**OBJECTIVE:**
Write out all of the lines below, exactly and completely.

■ ■ ■

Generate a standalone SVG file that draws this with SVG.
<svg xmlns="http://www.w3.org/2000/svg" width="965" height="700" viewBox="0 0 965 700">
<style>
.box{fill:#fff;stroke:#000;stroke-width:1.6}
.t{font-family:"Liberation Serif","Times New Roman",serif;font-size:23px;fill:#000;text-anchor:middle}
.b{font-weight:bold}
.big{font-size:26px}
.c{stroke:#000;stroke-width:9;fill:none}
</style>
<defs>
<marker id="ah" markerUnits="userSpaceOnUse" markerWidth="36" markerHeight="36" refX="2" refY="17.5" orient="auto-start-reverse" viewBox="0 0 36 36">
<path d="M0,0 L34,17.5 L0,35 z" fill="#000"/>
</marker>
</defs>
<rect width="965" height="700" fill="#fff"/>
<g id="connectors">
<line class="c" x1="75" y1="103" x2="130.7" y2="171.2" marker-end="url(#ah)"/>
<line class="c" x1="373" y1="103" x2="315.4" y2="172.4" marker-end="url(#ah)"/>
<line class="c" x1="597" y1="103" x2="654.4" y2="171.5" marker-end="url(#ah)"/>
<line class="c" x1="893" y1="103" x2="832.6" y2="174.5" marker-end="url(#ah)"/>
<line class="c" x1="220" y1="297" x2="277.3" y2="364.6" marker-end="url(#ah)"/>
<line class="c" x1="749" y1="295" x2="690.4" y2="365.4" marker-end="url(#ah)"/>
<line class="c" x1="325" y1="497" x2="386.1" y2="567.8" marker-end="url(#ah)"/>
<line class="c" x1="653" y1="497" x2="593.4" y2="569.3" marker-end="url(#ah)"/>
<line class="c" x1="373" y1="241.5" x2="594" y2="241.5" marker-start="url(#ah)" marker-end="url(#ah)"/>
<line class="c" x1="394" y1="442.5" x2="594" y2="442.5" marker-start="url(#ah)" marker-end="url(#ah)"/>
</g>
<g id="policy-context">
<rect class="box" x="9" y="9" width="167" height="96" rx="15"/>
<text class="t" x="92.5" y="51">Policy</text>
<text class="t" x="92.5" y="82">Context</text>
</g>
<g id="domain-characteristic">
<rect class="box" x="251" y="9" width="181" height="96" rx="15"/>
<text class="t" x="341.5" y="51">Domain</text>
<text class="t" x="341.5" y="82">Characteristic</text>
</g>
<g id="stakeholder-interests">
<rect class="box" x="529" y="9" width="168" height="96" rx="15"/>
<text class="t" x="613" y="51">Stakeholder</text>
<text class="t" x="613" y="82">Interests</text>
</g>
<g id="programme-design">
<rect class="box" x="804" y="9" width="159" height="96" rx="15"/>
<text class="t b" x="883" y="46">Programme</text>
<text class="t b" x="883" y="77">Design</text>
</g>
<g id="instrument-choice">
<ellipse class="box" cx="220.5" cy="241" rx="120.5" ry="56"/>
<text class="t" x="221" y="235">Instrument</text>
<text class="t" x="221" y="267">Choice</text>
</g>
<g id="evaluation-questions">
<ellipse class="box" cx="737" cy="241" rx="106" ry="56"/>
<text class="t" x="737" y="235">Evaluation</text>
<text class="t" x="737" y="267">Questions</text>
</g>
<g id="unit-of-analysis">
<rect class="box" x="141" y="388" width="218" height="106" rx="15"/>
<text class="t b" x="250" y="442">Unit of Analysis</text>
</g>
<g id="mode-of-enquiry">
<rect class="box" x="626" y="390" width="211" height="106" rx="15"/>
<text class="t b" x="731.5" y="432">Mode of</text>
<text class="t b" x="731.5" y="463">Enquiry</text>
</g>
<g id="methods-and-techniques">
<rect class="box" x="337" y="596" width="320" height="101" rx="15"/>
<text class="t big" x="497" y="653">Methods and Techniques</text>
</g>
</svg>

■ ■ ■

**RESULT FOR THIS EXERCISE:**
Generate a standalone SVG file that draws this with SVG.
<svg xmlns="http://www.w3.org/2000/svg" width="965" height="700" viewBox="0 0 965 700">
<style>
.box{fill:#fff;stroke:#000;stroke-width:1.6}
.t{font-family:"Liberation Serif","Times New Roman",serif;font-size:23px;fill:#000;text-anchor:middle}
.b{font-weight:bold}
.big{font-size:26px}
.c{stroke:#000;stroke-width:9;fill:none}
</style>
<defs>
<marker id="ah" markerUnits="userSpaceOnUse" markerWidth="36" markerHeight="36" refX="2" refY="17.5" orient="auto-start-reverse" viewBox="0 0 36 36">
<path d="M0,0 L34,17.5 L0,35 z" fill="#000"/>
</marker>
</defs>
<rect width="965" height="700" fill="#fff"/>
<g id="connectors">
<line class="c" x1="75" y1="103" x2="130.7" y2="171.2" marker-end="url(#ah)"/>
<line class="c" x1="373" y1="103" x2="315.4" y2="172.4" marker-end="url(#ah)"/>
<line class="c" x1="597" y1="103" x2="654.4" y2="171.5" marker-end="url(#ah)"/>
<line class="c" x1="893" y1="103" x2="832.6" y2="174.5" marker-end="url(#ah)"/>
<line class="c" x1="220" y1="297" x2="277.3" y2="364.6" marker-end="url(#ah)"/>
<line class="c" x1="749" y1="295" x2="690.4" y2="365.4" marker-end="url(#ah)"/>
<line class="c" x1="325" y1="497" x2="386.1" y2="567.8" marker-end="url(#ah)"/>
<line class="c" x1="653" y1="497" x2="593.4" y2="569.3" marker-end="url(#ah)"/>
<line class="c" x1="373" y1="241.5" x2="594" y2="241.5" marker-start="url(#ah)" marker-end="url(#ah)"/>
<line class="c" x1="394" y1="442.5" x2="594" y2="442.5" marker-start="url(#ah)" marker-end="url(#ah)"/>
</g>
<g id="policy-context">
<rect class="box" x="9" y="9" width="167" height="96" rx="15"/>
<text class="t" x="92.5" y="51">Policy</text>
<text class="t" x="92.5" y="82">Context</text>
</g>
<g id="domain-characteristic">
<rect class="box" x="251" y="9" width="181" height="96" rx="15"/>
<text class="t" x="341.5" y="51">Domain</text>
<text class="t" x="341.5" y="82">Characteristic</text>
</g>
<g id="stakeholder-interests">
<rect class="box" x="529" y="9" width="168" height="96" rx="15"/>
<text class="t" x="613" y="51">Stakeholder</text>
<text class="t" x="613" y="82">Interests</text>
</g>
<g id="programme-design">
<rect class="box" x="804" y="9" width="159" height="96" rx="15"/>
<text class="t b" x="883" y="46">Programme</text>
<text class="t b" x="883" y="77">Design</text>
</g>
<g id="instrument-choice">
<ellipse class="box" cx="220.5" cy="241" rx="120.5" ry="56"/>
<text class="t" x="221" y="235">Instrument</text>
<text class="t" x="221" y="267">Choice</text>
</g>
<g id="evaluation-questions">
<ellipse class="box" cx="737" cy="241" rx="106" ry="56"/>
<text class="t" x="737" y="235">Evaluation</text>
<text class="t" x="737" y="267">Questions</text>
</g>
<g id="unit-of-analysis">
<rect class="box" x="141" y="388" width="218" height="106" rx="15"/>
<text class="t b" x="250" y="442">Unit of Analysis</text>
</g>
<g id="mode-of-enquiry">
<rect class="box" x="626" y="390" width="211" height="106" rx="15"/>
<text class="t b" x="731.5" y="432">Mode of</text>
<text class="t b" x="731.5" y="463">Enquiry</text>
</g>
<g id="methods-and-techniques">
<rect class="box" x="337" y="596" width="320" height="101" rx="15"/>
<text class="t big" x="497" y="653">Methods and Techniques</text>
</g>
</svg>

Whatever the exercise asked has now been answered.